* Begin Input rows *
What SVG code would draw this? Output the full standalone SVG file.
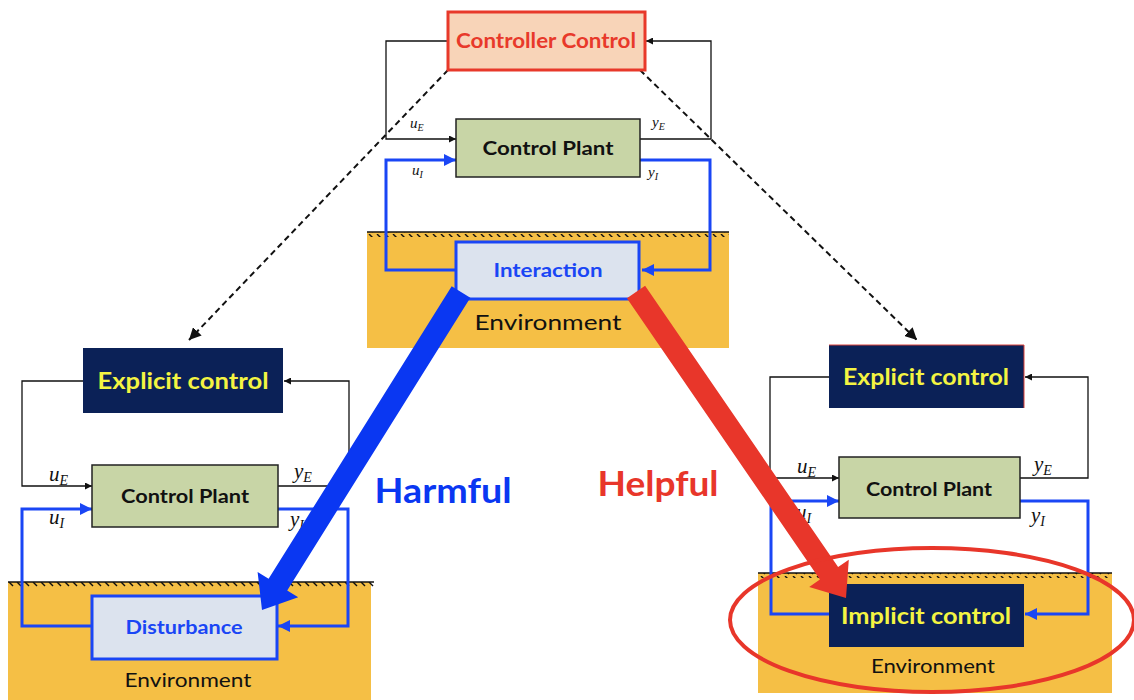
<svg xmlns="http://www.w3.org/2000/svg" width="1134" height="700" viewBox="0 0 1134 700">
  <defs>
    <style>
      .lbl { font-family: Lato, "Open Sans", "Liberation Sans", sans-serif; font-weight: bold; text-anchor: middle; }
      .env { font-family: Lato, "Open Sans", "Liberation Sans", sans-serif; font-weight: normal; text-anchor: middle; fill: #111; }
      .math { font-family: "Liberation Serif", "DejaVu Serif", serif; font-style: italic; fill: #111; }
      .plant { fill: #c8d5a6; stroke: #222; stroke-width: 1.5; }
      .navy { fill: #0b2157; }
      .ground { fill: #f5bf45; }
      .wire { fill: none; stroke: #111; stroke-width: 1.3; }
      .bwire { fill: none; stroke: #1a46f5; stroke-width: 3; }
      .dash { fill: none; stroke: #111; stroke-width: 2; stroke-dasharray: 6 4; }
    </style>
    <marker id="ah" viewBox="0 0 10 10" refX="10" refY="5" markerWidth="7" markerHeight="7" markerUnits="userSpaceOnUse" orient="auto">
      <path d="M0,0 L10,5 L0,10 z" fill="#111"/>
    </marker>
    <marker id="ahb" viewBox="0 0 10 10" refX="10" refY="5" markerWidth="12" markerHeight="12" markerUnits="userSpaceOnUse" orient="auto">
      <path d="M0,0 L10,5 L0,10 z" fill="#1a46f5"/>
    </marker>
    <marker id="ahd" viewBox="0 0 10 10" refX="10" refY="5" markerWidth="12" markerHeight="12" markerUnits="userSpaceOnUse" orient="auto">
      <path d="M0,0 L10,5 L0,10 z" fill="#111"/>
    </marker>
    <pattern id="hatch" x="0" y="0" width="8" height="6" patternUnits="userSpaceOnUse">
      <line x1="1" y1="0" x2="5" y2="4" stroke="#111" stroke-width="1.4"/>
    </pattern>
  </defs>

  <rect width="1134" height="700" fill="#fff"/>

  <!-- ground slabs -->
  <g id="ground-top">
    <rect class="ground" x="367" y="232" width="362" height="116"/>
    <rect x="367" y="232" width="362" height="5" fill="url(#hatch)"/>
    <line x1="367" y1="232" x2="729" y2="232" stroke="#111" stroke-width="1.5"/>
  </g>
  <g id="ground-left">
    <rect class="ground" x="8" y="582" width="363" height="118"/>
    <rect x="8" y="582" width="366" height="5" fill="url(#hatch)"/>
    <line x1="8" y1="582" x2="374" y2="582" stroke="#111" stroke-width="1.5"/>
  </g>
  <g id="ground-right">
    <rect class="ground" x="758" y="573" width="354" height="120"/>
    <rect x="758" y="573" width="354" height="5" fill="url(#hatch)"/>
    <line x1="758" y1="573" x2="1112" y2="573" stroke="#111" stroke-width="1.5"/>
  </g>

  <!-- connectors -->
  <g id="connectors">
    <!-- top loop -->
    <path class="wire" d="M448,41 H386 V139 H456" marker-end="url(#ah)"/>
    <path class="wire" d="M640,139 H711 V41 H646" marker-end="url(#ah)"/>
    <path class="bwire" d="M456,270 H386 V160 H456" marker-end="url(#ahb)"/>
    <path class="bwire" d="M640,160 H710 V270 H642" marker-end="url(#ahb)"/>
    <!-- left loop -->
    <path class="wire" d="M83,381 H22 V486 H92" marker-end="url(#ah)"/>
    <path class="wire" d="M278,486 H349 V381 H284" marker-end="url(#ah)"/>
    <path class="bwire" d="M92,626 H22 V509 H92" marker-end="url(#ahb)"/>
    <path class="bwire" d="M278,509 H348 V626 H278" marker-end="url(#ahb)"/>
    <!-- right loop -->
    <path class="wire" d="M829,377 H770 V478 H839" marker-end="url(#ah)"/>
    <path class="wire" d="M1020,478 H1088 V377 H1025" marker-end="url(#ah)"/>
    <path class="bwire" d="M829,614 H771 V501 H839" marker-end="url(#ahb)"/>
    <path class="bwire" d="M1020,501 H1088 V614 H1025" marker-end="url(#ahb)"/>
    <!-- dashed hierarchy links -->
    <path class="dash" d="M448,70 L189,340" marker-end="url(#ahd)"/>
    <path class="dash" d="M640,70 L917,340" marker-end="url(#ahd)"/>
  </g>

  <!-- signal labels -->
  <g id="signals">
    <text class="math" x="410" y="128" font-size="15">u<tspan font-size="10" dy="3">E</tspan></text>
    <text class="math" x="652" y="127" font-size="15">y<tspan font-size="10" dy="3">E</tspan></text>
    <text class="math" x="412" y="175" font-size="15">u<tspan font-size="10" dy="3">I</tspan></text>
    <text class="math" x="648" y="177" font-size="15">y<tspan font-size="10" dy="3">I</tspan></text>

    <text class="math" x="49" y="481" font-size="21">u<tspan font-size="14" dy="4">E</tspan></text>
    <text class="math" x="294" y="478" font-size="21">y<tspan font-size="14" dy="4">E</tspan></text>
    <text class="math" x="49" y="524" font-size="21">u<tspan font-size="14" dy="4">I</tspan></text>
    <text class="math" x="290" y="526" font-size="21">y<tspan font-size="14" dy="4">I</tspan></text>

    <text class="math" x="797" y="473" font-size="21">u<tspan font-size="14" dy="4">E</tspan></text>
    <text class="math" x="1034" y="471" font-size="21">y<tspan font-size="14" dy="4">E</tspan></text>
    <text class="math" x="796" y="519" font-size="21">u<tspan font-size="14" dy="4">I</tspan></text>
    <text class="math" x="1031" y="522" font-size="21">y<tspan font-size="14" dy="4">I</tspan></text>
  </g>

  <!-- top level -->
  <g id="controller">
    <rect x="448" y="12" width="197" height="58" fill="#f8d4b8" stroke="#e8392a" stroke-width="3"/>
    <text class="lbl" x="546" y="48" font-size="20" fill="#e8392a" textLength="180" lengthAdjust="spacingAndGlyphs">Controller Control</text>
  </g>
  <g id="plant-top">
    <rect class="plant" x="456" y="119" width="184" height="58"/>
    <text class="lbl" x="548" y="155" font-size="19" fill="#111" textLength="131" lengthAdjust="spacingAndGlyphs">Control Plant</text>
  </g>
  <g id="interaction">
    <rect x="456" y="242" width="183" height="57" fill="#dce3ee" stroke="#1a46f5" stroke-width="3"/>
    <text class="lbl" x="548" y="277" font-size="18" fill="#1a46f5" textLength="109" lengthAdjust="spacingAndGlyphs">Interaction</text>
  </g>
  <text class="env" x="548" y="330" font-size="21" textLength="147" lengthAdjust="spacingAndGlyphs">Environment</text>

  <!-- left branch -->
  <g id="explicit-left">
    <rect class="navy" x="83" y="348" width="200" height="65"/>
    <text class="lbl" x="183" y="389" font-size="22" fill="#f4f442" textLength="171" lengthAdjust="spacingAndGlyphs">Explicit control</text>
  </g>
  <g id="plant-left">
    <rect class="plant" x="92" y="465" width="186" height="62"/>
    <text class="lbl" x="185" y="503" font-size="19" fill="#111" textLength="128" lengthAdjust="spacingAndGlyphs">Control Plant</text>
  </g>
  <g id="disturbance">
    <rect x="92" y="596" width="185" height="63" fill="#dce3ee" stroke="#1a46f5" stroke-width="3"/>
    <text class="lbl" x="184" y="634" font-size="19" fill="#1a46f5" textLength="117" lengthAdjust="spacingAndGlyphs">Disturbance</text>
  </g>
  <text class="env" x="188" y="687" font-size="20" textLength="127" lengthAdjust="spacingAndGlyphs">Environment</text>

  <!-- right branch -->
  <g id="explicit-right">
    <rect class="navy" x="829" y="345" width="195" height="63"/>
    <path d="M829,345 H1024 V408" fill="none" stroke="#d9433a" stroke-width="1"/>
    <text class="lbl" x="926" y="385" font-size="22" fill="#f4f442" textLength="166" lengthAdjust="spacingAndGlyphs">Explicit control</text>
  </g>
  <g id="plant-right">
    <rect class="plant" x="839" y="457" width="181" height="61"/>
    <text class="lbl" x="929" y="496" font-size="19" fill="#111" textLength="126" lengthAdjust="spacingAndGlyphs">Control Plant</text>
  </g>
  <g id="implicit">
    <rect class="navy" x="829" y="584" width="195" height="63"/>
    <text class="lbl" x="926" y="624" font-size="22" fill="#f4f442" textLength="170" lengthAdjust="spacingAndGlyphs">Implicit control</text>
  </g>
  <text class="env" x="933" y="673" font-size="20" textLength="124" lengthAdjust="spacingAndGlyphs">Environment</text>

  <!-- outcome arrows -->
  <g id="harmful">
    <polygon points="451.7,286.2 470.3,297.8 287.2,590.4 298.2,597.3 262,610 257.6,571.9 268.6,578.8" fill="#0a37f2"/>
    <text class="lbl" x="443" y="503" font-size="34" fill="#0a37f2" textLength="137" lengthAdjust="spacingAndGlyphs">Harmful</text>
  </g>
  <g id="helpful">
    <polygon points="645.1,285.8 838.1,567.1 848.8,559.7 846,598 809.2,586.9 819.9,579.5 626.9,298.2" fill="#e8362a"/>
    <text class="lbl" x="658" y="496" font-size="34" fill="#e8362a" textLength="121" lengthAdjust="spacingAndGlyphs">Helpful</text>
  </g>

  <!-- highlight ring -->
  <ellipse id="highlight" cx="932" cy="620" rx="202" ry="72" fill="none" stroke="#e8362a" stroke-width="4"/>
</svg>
* End Input rows *
* Begin Input rows *
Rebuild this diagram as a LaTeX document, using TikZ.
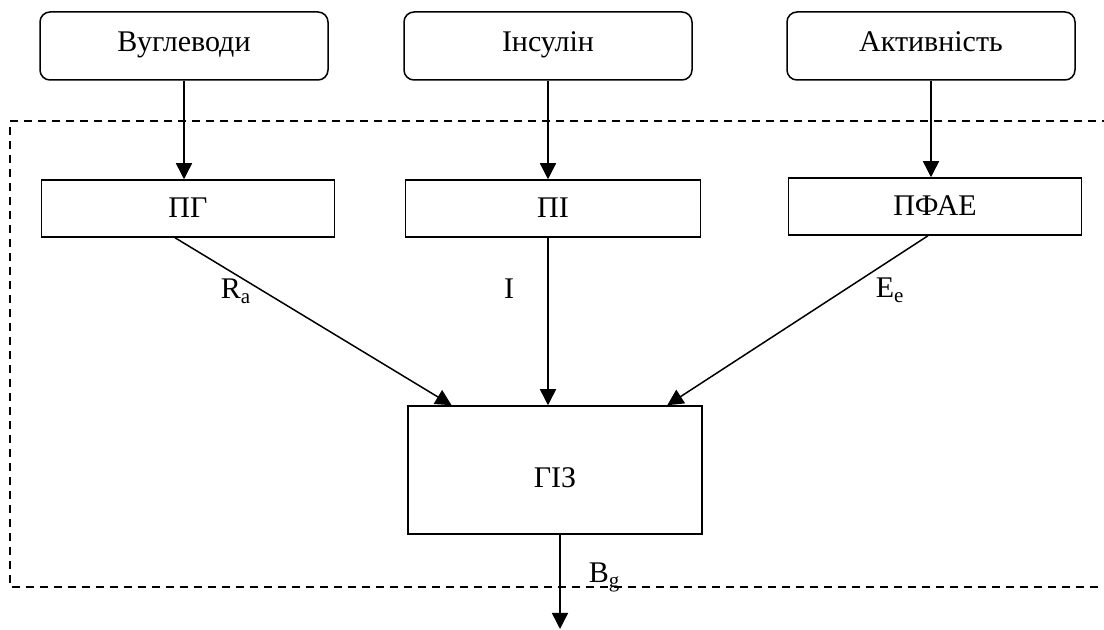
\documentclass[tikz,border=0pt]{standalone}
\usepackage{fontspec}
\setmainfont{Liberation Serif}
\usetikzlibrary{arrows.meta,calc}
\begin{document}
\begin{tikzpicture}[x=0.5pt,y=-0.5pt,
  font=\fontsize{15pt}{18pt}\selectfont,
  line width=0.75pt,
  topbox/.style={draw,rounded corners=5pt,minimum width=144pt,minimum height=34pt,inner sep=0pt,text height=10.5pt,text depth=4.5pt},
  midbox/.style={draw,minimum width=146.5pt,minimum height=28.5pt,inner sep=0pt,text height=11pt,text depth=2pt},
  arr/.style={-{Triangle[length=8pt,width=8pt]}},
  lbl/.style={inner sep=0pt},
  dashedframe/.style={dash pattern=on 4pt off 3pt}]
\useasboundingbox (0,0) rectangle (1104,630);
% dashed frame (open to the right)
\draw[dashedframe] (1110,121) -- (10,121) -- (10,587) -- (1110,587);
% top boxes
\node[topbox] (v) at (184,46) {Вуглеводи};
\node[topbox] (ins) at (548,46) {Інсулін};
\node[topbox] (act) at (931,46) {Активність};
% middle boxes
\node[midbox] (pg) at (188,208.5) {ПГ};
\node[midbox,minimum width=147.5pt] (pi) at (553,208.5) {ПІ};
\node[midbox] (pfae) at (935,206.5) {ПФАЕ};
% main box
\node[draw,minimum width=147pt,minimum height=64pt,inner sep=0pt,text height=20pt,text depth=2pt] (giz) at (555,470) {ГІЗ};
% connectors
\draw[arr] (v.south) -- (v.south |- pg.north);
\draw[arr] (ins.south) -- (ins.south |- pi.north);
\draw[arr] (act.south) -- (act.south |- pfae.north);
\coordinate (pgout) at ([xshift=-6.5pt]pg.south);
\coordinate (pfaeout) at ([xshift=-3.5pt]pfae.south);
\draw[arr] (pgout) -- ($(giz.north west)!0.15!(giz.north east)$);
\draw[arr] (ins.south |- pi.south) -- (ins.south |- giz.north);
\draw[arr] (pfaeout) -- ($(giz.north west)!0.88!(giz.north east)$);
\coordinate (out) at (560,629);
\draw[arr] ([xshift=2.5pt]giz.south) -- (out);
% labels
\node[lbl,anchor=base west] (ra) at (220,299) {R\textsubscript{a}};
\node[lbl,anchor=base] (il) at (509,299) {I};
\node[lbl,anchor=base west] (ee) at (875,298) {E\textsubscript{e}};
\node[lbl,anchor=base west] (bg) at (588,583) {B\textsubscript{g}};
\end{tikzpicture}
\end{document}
* End Input rows *
* Begin Input rows *
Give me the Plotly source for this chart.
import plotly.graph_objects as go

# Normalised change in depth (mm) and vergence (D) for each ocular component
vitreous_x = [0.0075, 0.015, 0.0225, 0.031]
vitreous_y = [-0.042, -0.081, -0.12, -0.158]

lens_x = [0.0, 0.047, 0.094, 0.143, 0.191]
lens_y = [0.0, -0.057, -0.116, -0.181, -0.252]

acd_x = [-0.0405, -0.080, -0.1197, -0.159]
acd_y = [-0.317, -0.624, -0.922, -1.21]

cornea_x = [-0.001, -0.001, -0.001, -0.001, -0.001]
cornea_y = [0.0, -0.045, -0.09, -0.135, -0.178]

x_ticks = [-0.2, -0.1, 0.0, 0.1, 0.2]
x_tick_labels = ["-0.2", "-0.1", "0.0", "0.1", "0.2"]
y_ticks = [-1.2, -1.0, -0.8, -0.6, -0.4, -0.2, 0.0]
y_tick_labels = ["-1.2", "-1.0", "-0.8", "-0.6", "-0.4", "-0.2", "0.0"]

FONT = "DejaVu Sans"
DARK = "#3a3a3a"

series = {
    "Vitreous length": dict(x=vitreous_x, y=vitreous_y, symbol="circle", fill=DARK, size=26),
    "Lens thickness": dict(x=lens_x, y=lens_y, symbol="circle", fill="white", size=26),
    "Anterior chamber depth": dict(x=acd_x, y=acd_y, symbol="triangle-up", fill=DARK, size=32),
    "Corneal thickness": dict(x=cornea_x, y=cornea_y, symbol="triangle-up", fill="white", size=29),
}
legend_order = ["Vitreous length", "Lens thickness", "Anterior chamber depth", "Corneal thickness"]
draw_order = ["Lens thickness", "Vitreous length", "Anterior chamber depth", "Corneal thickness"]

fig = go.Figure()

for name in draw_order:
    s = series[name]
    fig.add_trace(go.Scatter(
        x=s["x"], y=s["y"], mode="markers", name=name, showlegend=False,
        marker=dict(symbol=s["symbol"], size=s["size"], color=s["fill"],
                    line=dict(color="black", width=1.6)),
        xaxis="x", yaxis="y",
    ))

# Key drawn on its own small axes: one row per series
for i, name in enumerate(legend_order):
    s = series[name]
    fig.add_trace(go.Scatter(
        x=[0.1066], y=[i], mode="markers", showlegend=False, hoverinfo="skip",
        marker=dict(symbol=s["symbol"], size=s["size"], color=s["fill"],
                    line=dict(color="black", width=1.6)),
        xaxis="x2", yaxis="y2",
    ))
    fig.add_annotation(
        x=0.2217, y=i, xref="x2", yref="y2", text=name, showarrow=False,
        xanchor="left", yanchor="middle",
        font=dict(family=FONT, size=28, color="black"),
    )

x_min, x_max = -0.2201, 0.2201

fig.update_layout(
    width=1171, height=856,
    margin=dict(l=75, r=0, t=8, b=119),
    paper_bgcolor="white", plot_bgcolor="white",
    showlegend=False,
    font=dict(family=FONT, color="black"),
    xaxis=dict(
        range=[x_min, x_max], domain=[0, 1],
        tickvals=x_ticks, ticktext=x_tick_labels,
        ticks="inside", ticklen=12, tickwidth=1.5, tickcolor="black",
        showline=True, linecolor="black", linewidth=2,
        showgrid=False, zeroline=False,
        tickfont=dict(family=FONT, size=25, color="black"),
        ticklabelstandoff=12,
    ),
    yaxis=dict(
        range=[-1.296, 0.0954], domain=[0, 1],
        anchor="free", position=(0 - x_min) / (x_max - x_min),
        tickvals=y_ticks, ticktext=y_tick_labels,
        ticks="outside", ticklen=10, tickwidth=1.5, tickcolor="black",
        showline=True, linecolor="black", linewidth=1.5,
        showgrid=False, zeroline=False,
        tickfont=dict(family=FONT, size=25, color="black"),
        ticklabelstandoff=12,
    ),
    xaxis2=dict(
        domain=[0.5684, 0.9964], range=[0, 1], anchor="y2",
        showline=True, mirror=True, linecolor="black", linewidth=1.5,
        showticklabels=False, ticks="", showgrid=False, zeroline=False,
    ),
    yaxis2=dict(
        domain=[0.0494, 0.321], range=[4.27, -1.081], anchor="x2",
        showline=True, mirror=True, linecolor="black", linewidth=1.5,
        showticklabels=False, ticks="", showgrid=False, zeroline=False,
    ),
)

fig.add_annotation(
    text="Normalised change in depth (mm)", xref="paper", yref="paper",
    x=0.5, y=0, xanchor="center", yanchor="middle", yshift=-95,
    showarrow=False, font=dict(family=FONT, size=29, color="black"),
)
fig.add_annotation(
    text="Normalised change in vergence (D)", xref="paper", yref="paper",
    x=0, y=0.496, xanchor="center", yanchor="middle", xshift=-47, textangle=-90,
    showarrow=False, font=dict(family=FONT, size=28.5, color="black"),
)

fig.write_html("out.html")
* End Input rows *
**Stated exercise:**
Count the lines of the data that contain the string "this", and reply with that number alone.

**Worked solution:**
3